* _Task requirements_: Up to and including the line with "import matplotlib.pyplot as plt", write out the listing from its first line, minus the pictures.

* _Source material_:
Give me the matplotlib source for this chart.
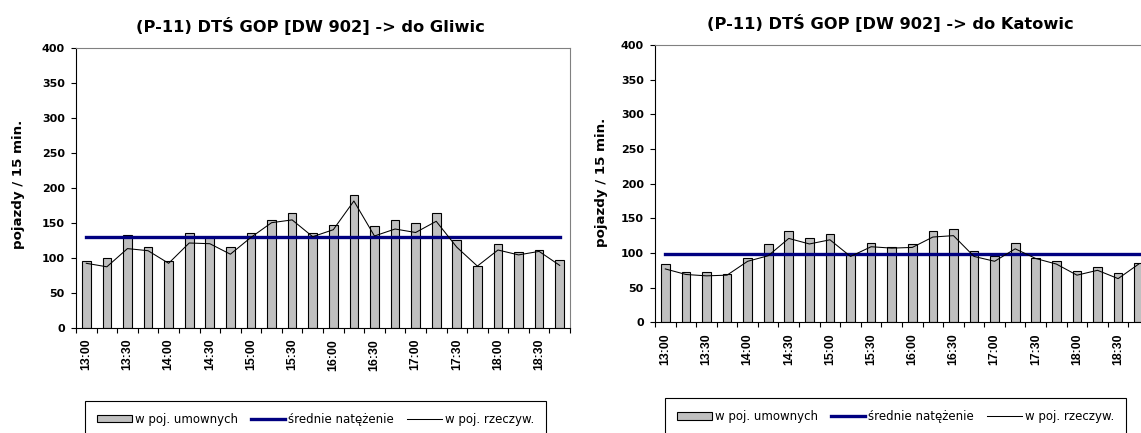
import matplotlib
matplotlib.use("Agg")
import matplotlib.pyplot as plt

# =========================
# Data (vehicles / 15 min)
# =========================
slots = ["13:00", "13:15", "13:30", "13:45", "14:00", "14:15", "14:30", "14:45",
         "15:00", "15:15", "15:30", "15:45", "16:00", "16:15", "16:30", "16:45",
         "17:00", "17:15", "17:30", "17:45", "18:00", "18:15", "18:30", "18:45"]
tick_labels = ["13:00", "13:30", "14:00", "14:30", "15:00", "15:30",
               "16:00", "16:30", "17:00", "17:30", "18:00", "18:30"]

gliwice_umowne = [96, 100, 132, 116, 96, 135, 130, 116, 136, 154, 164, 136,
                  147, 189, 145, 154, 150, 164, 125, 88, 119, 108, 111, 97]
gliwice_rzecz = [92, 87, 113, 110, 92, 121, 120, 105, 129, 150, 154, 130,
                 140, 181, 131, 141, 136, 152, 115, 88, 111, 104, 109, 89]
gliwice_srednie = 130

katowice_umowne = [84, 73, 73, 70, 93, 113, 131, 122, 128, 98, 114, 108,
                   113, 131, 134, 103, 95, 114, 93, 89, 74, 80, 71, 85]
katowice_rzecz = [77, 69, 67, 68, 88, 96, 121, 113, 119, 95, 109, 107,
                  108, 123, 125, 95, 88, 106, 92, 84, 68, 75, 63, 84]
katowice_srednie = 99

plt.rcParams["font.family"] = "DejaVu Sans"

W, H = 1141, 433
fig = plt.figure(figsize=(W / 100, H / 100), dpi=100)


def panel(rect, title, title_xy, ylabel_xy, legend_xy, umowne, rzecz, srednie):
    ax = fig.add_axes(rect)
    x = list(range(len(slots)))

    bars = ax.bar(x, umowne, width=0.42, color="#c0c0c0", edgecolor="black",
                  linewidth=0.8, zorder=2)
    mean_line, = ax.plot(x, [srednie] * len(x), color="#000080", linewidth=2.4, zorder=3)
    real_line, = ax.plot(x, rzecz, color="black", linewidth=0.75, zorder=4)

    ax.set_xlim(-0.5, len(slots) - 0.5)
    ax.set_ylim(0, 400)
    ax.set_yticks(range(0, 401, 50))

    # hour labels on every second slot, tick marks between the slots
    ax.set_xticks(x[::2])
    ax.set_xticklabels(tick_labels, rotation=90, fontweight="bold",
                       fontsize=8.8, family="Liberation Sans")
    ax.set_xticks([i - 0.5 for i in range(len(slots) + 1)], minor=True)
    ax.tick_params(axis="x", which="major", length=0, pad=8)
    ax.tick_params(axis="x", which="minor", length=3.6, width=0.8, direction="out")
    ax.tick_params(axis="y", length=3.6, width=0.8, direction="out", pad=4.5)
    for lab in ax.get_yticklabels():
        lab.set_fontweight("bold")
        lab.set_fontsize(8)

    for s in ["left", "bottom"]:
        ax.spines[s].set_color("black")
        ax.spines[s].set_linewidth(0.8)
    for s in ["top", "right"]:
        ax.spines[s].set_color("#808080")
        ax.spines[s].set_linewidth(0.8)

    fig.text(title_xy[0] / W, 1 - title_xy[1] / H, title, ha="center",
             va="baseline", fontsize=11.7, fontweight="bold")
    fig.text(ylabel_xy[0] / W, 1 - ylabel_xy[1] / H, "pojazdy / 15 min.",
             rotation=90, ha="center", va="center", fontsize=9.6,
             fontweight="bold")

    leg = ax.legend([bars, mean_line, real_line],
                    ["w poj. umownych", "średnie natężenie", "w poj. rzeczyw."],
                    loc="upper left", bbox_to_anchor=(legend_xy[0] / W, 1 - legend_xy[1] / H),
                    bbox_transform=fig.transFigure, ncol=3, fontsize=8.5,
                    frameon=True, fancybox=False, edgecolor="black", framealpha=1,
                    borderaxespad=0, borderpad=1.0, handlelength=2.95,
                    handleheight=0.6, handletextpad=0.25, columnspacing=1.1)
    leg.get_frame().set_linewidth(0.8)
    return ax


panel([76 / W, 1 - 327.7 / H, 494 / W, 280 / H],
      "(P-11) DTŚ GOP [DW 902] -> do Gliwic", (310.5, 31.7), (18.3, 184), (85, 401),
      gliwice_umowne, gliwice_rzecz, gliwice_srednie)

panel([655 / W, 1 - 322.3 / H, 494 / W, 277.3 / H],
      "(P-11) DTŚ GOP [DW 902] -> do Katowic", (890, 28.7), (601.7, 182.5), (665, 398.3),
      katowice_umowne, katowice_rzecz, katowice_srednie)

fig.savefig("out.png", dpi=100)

* _Expected output_:
Give me the matplotlib source for this chart.
import matplotlib
matplotlib.use("Agg")
import matplotlib.pyplot as plt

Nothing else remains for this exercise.